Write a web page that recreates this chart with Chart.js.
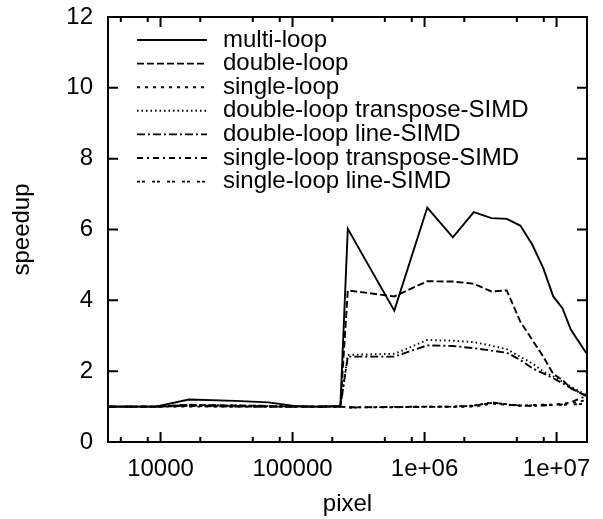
<!DOCTYPE html>
<html>
<head>
<meta charset="utf-8">
<script src="https://cdn.jsdelivr.net/npm/chart.js@4"></script>
<style>
  html, body { margin: 0; padding: 0; background: #fff; }
  #wrap { width: 603px; height: 519px; position: relative; }
</style>
</head>
<body>
<div id="wrap"><canvas id="speedupChart"></canvas></div>
<script>
// image sizes in pixels (x axis)
const pixels = [4096, 9216, 16384, 36864, 65536, 102400, 147456, 230400, 262144, 589824,
    1048576, 1638400, 2359296, 3211264, 4194304, 5308416, 6553600, 7929856, 9437184,
    11075584, 12845056, 16777216];

const multiLoop = [1.0, 1.0, 1.2, 1.16, 1.12, 1.02, 1.0, 1.02, 6.02, 3.71,
    6.62, 5.78, 6.49, 6.32, 6.30, 6.11, 5.57, 4.91, 4.11, 3.78, 3.17, 2.51];
const doubleLoop = [1.0, 1.0, 1.05, 1.03, 1.02, 1.0, 1.0, 1.0, 4.28, 4.11,
    4.54, 4.53, 4.47, 4.25, 4.28, 3.40, 2.88, 2.41, 1.92, 1.75, 1.52, 1.30];
const singleLoop = [1.0, 1.0, 1.0, 1.0, 1.0, 1.0, 1.0, 1.0, 0.98, 0.98,
    1.0, 0.99, 1.0, 1.08, 1.05, 1.03, 1.04, 1.05, 1.05, 1.08, 1.1, 1.18];
const doubleTranspose = [1.0, 1.0, 1.05, 1.03, 1.02, 1.0, 1.0, 1.0, 2.46, 2.49,
    2.88, 2.86, 2.82, 2.72, 2.62, 2.41, 2.22, 1.99, 1.85, 1.70, 1.56, 1.33];
const doubleLine = [1.0, 1.0, 1.03, 1.02, 1.0, 1.0, 1.0, 1.0, 2.41, 2.41,
    2.73, 2.71, 2.65, 2.58, 2.52, 2.32, 2.08, 1.94, 1.80, 1.66, 1.52, 1.30];
const singleTranspose = [1.0, 1.0, 1.02, 1.0, 1.0, 1.0, 1.0, 1.0, 0.98, 0.99,
    0.99, 1.0, 1.02, 1.12, 1.06, 1.02, 1.02, 1.03, 1.05, 1.07, 1.12, 1.3];
const singleLine = [1.0, 1.0, 1.02, 1.0, 1.0, 1.0, 1.0, 1.0, 0.97, 0.99,
    1.0, 1.0, 1.03, 1.1, 1.07, 1.03, 1.03, 1.04, 1.04, 1.05, 1.06, 1.08];

// x axis ticks
const xMajorTicks = [10000, 100000, 1000000, 10000000];
const xTickLabels = ['10000', '100000', '1e+06', '1e+07'];
const xMinorTicks = [5000, 8000, 20000, 50000, 80000, 200000, 500000, 800000,
    2000000, 5000000, 8000000];

const FONT = { family: '"Liberation Sans", Arial, Helvetica, sans-serif', size: 24 };

const series = [
    { label: 'multi-loop', data: multiLoop, dash: [] },
    { label: 'double-loop', data: doubleLoop, dash: [7, 3] },
    { label: 'single-loop', data: singleLoop, dash: [3, 5] },
    { label: 'double-loop transpose-SIMD', data: doubleTranspose, dash: [1.5, 3] },
    { label: 'double-loop line-SIMD', data: doubleLine, dash: [8, 3, 2, 3] },
    { label: 'single-loop transpose-SIMD', data: singleTranspose, dash: [6, 4, 2, 4] },
    { label: 'single-loop line-SIMD', data: singleLine, dash: [3, 2, 3, 7] }
];

// gnuplot-like frame, inward ticks and key
const framePlugin = {
    id: 'frame',
    afterDatasetsDraw(chart) {
        const { ctx, chartArea: a, scales: { x, y } } = chart;
        ctx.save();
        ctx.strokeStyle = '#000';
        ctx.lineWidth = 2;
        ctx.setLineDash([]);
        ctx.beginPath();
        x.ticks.forEach(t => {
            const px = x.getPixelForValue(t.value);
            const len = t.major ? 10 : 5;
            ctx.moveTo(px, a.bottom); ctx.lineTo(px, a.bottom - len);
            ctx.moveTo(px, a.top); ctx.lineTo(px, a.top + len);
        });
        y.ticks.forEach(t => {
            const py = y.getPixelForValue(t.value);
            ctx.moveTo(a.left, py); ctx.lineTo(a.left + 10, py);
            ctx.moveTo(a.right, py); ctx.lineTo(a.right - 10, py);
        });
        ctx.stroke();
        ctx.strokeRect(a.left, a.top, a.right - a.left, a.bottom - a.top);

        // key
        ctx.font = `${FONT.size}px ${FONT.family}`;
        ctx.fillStyle = '#000';
        ctx.textBaseline = 'middle';
        ctx.textAlign = 'left';
        ctx.lineWidth = 1.9;
        chart.data.datasets.forEach((ds, i) => {
            const yy = a.top + 23 + i * 23.6;
            ctx.setLineDash(ds.borderDash || []);
            ctx.beginPath();
            ctx.moveTo(a.left + 29, yy);
            ctx.lineTo(a.left + 99, yy);
            ctx.stroke();
            ctx.fillText(ds.label, a.left + 115, yy);
        });
        ctx.restore();
    }
};

new Chart(document.getElementById('speedupChart'), {
    type: 'line',
    data: {
        datasets: series.map(s => ({
            label: s.label,
            data: s.data.map((v, i) => ({ x: pixels[i], y: v })),
            borderColor: '#000',
            borderWidth: 1.9,
            borderDash: s.dash,
            pointRadius: 0,
            tension: 0,
            fill: false
        }))
    },
    options: {
        responsive: true,
        maintainAspectRatio: false,
        animation: false,
        layout: { padding: { top: 17, right: 16, left: 0, bottom: 0 } },
        plugins: {
            legend: { display: false },
            tooltip: { enabled: false }
        },
        scales: {
            x: {
                type: 'logarithmic',
                min: 4000,
                max: 17000000,
                grid: { display: false, drawTicks: false },
                border: { display: false },
                afterBuildTicks: scale => {
                    scale.ticks = [...xMajorTicks, ...xMinorTicks]
                        .sort((a, b) => a - b)
                        .map(v => ({ value: v, major: xMajorTicks.includes(v) }));
                },
                afterFit: scale => {
                    scale.height = 77;
                    scale.paddingLeft = 0;
                    scale.paddingRight = 0;
                },
                ticks: {
                    autoSkip: false,
                    maxRotation: 0,
                    padding: 13,
                    color: '#000',
                    font: FONT,
                    callback: v => {
                        const i = xMajorTicks.indexOf(v);
                        return i >= 0 ? xTickLabels[i] : '';
                    }
                },
                title: {
                    display: true,
                    text: 'pixel',
                    color: '#000',
                    font: FONT,
                    padding: 0
                }
            },
            y: {
                min: 0,
                max: 12,
                grid: { display: false, drawTicks: false },
                border: { display: false },
                afterFit: scale => {
                    scale.width = 108;
                    scale.paddingTop = 0;
                    scale.paddingBottom = 0;
                },
                ticks: {
                    stepSize: 2,
                    padding: 15,
                    color: '#000',
                    font: FONT
                },
                title: {
                    display: true,
                    text: 'speedup',
                    color: '#000',
                    font: FONT,
                    padding: { top: 8, bottom: 0 }
                }
            }
        }
    },
    plugins: [framePlugin]
});
</script>
</body>
</html>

....

| Problem to solve |
Each line from the top of the material through the line containing "11075584, 12845056, 16777216];" should be reproduced exactly; please drop any images.

| Result for this exercise |
Write a web page that recreates this chart with Chart.js.
<!DOCTYPE html>
<html>
<head>
<meta charset="utf-8">
<script src="https://cdn.jsdelivr.net/npm/chart.js@4"></script>
<style>
  html, body { margin: 0; padding: 0; background: #fff; }
  #wrap { width: 603px; height: 519px; position: relative; }
</style>
</head>
<body>
<div id="wrap"><canvas id="speedupChart"></canvas></div>
<script>
// image sizes in pixels (x axis)
const pixels = [4096, 9216, 16384, 36864, 65536, 102400, 147456, 230400, 262144, 589824,
    1048576, 1638400, 2359296, 3211264, 4194304, 5308416, 6553600, 7929856, 9437184,
    11075584, 12845056, 16777216];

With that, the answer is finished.